* **THE REQUEST**
Reproduce the lines below exactly, from the one containing "Clone this chart in Plotly." through the one containing "permission from Novus", both included. Leave out any pictures.

══ MATERIAL SHOWN ══

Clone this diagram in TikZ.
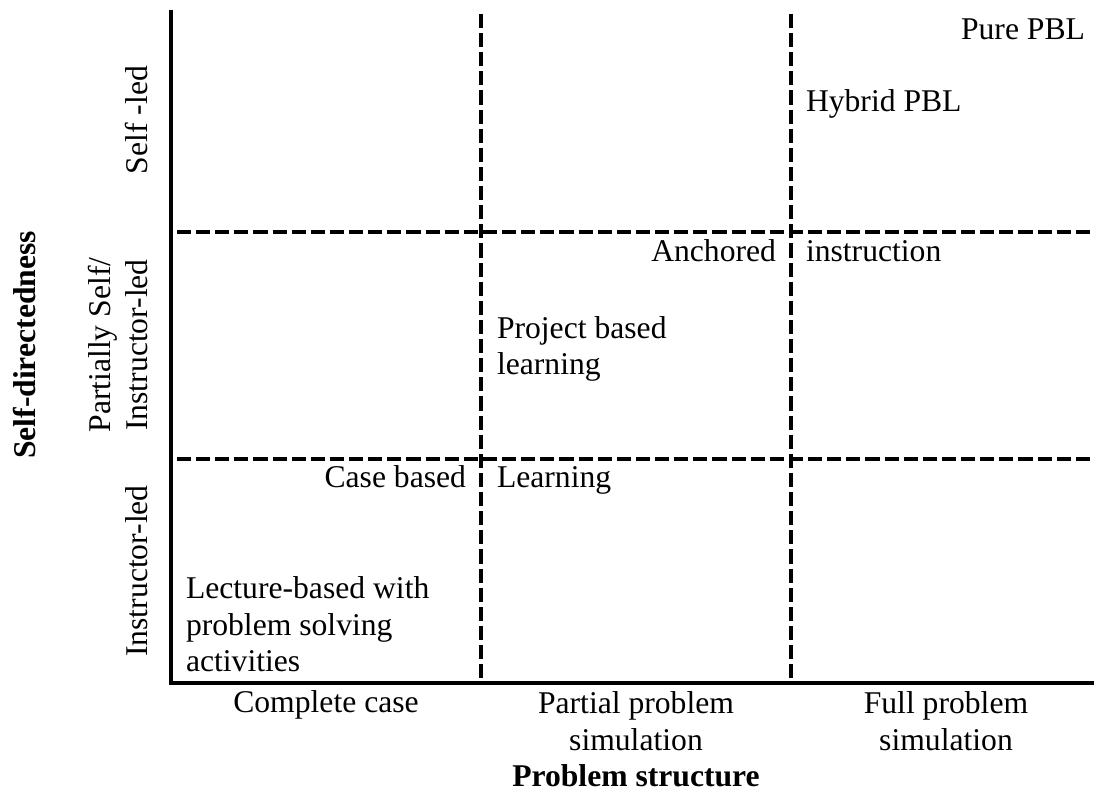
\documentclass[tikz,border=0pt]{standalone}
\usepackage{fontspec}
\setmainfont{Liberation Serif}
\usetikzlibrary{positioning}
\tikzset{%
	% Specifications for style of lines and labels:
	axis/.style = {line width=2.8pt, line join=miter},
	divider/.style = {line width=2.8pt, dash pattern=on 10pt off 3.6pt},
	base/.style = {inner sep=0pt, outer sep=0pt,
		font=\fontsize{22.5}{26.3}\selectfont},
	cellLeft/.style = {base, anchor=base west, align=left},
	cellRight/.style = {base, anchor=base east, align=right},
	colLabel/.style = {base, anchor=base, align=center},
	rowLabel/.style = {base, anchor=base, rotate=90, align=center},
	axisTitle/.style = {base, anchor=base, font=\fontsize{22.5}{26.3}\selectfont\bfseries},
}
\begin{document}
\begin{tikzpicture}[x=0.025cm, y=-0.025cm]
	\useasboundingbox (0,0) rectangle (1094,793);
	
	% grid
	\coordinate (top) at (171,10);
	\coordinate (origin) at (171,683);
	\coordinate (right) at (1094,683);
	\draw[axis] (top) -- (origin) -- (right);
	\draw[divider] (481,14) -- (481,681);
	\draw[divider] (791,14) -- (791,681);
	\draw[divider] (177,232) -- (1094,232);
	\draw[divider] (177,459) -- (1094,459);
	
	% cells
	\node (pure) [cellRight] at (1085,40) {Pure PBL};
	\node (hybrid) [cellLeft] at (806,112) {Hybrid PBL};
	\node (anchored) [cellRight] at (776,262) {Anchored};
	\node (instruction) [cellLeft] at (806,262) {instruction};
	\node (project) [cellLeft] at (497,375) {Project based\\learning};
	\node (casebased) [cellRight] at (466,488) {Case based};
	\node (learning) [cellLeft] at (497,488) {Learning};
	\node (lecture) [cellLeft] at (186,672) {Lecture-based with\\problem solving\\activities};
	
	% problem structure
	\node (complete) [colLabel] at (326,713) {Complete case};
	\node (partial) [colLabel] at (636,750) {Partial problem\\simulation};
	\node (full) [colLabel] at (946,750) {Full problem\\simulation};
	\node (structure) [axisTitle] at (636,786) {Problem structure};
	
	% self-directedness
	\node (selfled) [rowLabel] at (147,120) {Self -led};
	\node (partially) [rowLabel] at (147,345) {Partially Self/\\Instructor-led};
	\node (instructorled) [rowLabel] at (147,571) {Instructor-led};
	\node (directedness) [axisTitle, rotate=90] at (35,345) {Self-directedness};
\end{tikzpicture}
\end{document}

═══
══ MATERIAL SHOWN ══

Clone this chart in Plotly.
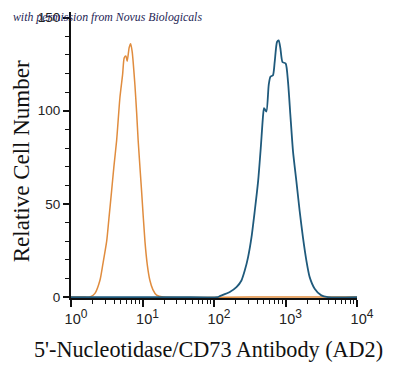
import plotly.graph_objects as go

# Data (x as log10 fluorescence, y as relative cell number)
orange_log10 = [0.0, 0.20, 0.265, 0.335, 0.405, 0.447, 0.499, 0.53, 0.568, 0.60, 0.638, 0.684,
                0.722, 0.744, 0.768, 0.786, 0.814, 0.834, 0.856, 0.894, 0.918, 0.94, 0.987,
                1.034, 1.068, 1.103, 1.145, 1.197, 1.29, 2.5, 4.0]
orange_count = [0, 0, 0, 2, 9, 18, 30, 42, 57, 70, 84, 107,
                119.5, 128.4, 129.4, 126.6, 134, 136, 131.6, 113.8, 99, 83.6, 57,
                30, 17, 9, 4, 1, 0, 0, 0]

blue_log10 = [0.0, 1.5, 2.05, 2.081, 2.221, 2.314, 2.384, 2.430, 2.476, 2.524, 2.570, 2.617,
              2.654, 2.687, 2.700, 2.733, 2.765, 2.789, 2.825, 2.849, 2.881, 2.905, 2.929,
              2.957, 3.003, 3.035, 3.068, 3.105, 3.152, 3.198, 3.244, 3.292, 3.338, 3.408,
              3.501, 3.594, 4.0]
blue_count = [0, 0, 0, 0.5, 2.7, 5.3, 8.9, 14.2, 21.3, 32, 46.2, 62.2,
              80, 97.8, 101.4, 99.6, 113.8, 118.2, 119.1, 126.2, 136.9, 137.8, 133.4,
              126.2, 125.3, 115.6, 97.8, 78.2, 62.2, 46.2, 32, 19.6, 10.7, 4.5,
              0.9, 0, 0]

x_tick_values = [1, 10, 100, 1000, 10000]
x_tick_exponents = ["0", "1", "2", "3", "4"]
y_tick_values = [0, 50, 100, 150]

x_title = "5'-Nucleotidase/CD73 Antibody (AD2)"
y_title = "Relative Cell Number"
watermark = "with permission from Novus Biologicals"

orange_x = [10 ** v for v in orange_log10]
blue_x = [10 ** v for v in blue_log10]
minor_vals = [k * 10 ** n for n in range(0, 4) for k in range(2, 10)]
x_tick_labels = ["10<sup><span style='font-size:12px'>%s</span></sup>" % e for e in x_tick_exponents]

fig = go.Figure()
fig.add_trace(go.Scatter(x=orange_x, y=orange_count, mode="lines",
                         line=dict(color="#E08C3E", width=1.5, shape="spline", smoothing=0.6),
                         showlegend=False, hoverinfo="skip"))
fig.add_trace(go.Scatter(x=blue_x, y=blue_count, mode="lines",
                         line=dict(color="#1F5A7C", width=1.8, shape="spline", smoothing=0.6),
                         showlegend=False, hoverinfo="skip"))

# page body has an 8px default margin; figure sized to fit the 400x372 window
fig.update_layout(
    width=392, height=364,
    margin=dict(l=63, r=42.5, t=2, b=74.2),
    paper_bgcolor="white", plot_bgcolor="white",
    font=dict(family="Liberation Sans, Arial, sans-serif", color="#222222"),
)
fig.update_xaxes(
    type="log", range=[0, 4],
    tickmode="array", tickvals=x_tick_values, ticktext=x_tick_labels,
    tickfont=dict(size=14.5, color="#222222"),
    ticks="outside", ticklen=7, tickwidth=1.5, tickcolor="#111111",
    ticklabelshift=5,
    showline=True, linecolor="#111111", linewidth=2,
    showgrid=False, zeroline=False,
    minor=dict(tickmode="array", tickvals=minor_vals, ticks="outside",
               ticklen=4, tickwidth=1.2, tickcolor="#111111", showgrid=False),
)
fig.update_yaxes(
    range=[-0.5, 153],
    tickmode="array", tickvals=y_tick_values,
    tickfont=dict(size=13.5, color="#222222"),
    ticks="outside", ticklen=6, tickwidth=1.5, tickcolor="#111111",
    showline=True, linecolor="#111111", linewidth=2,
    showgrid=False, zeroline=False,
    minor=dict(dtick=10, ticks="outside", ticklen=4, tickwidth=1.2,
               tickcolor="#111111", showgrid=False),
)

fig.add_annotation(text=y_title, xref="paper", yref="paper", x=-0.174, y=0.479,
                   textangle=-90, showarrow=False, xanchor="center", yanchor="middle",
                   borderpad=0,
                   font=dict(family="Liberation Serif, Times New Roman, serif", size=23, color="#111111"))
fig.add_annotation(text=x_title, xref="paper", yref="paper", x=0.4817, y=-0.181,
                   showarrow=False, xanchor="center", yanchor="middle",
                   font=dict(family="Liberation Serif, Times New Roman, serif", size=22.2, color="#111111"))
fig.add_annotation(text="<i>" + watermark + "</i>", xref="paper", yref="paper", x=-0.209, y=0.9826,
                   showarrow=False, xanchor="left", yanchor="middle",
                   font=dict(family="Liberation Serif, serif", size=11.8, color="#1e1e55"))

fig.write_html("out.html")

═══

* **TASK SOLUTION**
Clone this chart in Plotly.
import plotly.graph_objects as go

# Data (x as log10 fluorescence, y as relative cell number)
orange_log10 = [0.0, 0.20, 0.265, 0.335, 0.405, 0.447, 0.499, 0.53, 0.568, 0.60, 0.638, 0.684,
                0.722, 0.744, 0.768, 0.786, 0.814, 0.834, 0.856, 0.894, 0.918, 0.94, 0.987,
                1.034, 1.068, 1.103, 1.145, 1.197, 1.29, 2.5, 4.0]
orange_count = [0, 0, 0, 2, 9, 18, 30, 42, 57, 70, 84, 107,
                119.5, 128.4, 129.4, 126.6, 134, 136, 131.6, 113.8, 99, 83.6, 57,
                30, 17, 9, 4, 1, 0, 0, 0]

blue_log10 = [0.0, 1.5, 2.05, 2.081, 2.221, 2.314, 2.384, 2.430, 2.476, 2.524, 2.570, 2.617,
              2.654, 2.687, 2.700, 2.733, 2.765, 2.789, 2.825, 2.849, 2.881, 2.905, 2.929,
              2.957, 3.003, 3.035, 3.068, 3.105, 3.152, 3.198, 3.244, 3.292, 3.338, 3.408,
              3.501, 3.594, 4.0]
blue_count = [0, 0, 0, 0.5, 2.7, 5.3, 8.9, 14.2, 21.3, 32, 46.2, 62.2,
              80, 97.8, 101.4, 99.6, 113.8, 118.2, 119.1, 126.2, 136.9, 137.8, 133.4,
              126.2, 125.3, 115.6, 97.8, 78.2, 62.2, 46.2, 32, 19.6, 10.7, 4.5,
              0.9, 0, 0]

x_tick_values = [1, 10, 100, 1000, 10000]
x_tick_exponents = ["0", "1", "2", "3", "4"]
y_tick_values = [0, 50, 100, 150]

x_title = "5'-Nucleotidase/CD73 Antibody (AD2)"
y_title = "Relative Cell Number"
watermark = "with permission from Novus Biologicals"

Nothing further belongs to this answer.